Considerações Finais
Os fundamentos de tiro ensinados nas instruções básicas são realmente importantíssimos, tanto que toda vez que o operador vai ao estande a primeira coisa a ser feita será destinar uma fração do tempo disponível para treiná-los.
Esses mesmos fundamentos também serão preciosos para o sucesso em um tiro mais dinâmico como o Tiro de Autoproteção, por exemplo, ou mesmo qualquer modalidade de tiro esportivo. Entretanto, como o próprio nome denota, são requisitos básicos e fundamentais que precisam já estarem incorporados ao atirador para que o mesmo possa seguir o processo de evolução para atividades mais dinâmicas e reais.
No enfrentamento se o operador, ao disparar, ficar buscando um tiro preciso, fechando um dos olhos, demorando vários segundos para a acertar um alvo – que nessa caso é um ser humano mau e enfurecido, certamente terá dado o último disparo da sua vida.
A mesma fatalidade ocorrerá para um atirador que ficar parado, a fim de manter uma posição estável, quando tiver disparando no oponente e ao mesmo tempo recebendo disparos.
Em suma, o atirador que executará o Tiro de Autoproteção, que é uma atividade de sobrevivência, deverá buscar o equilíbrio nos Vetores do Tiro, acima elencados, pois é isso que o colocará em vantagem sobre o oponentes.

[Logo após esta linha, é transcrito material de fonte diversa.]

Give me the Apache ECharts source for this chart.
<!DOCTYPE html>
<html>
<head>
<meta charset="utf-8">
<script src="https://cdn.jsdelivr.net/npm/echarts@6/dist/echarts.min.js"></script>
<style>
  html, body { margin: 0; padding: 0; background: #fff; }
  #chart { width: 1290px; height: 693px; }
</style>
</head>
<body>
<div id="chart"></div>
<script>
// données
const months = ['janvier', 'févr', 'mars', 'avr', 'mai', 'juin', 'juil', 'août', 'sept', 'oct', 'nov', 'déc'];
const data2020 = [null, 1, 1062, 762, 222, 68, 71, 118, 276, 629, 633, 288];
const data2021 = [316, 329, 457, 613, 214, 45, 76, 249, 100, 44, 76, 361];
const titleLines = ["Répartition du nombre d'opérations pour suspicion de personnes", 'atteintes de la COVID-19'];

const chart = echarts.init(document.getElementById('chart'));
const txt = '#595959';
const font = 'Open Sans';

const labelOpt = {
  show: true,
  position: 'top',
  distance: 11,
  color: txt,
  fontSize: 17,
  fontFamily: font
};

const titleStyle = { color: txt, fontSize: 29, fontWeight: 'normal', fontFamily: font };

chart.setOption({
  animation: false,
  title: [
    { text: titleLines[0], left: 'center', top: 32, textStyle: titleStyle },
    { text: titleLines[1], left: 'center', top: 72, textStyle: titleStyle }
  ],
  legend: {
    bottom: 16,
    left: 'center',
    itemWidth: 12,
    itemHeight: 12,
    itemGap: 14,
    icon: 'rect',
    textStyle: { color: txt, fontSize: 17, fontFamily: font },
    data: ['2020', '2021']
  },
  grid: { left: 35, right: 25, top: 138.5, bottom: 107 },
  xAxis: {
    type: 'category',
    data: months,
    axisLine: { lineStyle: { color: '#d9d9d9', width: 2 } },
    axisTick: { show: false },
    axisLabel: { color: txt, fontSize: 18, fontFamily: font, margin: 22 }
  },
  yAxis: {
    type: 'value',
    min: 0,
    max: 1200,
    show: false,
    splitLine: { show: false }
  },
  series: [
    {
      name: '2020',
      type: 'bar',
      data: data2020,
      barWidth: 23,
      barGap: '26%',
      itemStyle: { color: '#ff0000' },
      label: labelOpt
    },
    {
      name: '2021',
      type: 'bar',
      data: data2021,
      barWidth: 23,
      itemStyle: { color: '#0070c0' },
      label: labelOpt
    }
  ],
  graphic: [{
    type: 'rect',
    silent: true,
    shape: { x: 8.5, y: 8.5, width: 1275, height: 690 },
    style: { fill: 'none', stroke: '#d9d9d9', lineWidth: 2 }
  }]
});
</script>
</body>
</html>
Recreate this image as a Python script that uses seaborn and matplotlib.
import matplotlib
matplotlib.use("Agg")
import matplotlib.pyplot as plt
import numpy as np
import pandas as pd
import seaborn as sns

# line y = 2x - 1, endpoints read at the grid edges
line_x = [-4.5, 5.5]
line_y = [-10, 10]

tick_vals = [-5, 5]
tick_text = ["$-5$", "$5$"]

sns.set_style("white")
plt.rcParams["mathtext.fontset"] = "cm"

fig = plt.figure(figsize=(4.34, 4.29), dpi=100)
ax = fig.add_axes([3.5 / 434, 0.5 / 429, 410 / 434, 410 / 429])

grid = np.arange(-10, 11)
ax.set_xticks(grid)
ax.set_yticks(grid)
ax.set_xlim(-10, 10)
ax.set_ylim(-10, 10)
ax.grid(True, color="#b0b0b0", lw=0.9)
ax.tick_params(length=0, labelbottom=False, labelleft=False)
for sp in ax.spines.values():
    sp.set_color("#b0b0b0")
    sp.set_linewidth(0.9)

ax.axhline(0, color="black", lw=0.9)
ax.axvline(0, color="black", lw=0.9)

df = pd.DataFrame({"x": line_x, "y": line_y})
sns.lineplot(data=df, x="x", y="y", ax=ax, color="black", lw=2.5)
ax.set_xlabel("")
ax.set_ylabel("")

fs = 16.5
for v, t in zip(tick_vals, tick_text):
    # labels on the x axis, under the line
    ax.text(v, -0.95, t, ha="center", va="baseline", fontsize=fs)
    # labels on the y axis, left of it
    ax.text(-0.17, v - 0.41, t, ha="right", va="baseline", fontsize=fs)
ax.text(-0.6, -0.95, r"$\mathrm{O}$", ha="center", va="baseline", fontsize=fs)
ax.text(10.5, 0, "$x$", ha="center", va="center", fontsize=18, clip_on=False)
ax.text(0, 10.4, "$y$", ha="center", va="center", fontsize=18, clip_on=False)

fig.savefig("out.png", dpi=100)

Tendo os vetores do tiro de autoproteção (Procedimento,Precisão e Segurança) equilibrados, o operador estará em condições de:
- realizar disparos múltiplos, de forma rápida e eficaz (Precisão).
- utilizar, conforme a necessidade, as Técnicas, Táticas e Procedimentos para cada situação (Procedimento).
- manter a sua arma em segurança, tanto para si como para as outras pessoas envolvidas no cenário. (Segurança)
Ainda, o atirador sempre deverá buscar uma proteção. Se possível, primeiro deve abrigar-se e depois disparar.
Por fim, percebe-se que um treinamento de defesa é por sua própria essência bastante diferente de um treinamento desportivo, no entanto o que vai definir o sucesso na hora “H”, além do treinamento, será a sua disposição de viver. Sendo assim, treine para matar pessoas (oponentes) e não apenas para acertar o alvo, isso fará toda a diferença quando o primeiro estampido ou o primeiro grito surgir naquela cenário de medo e terror.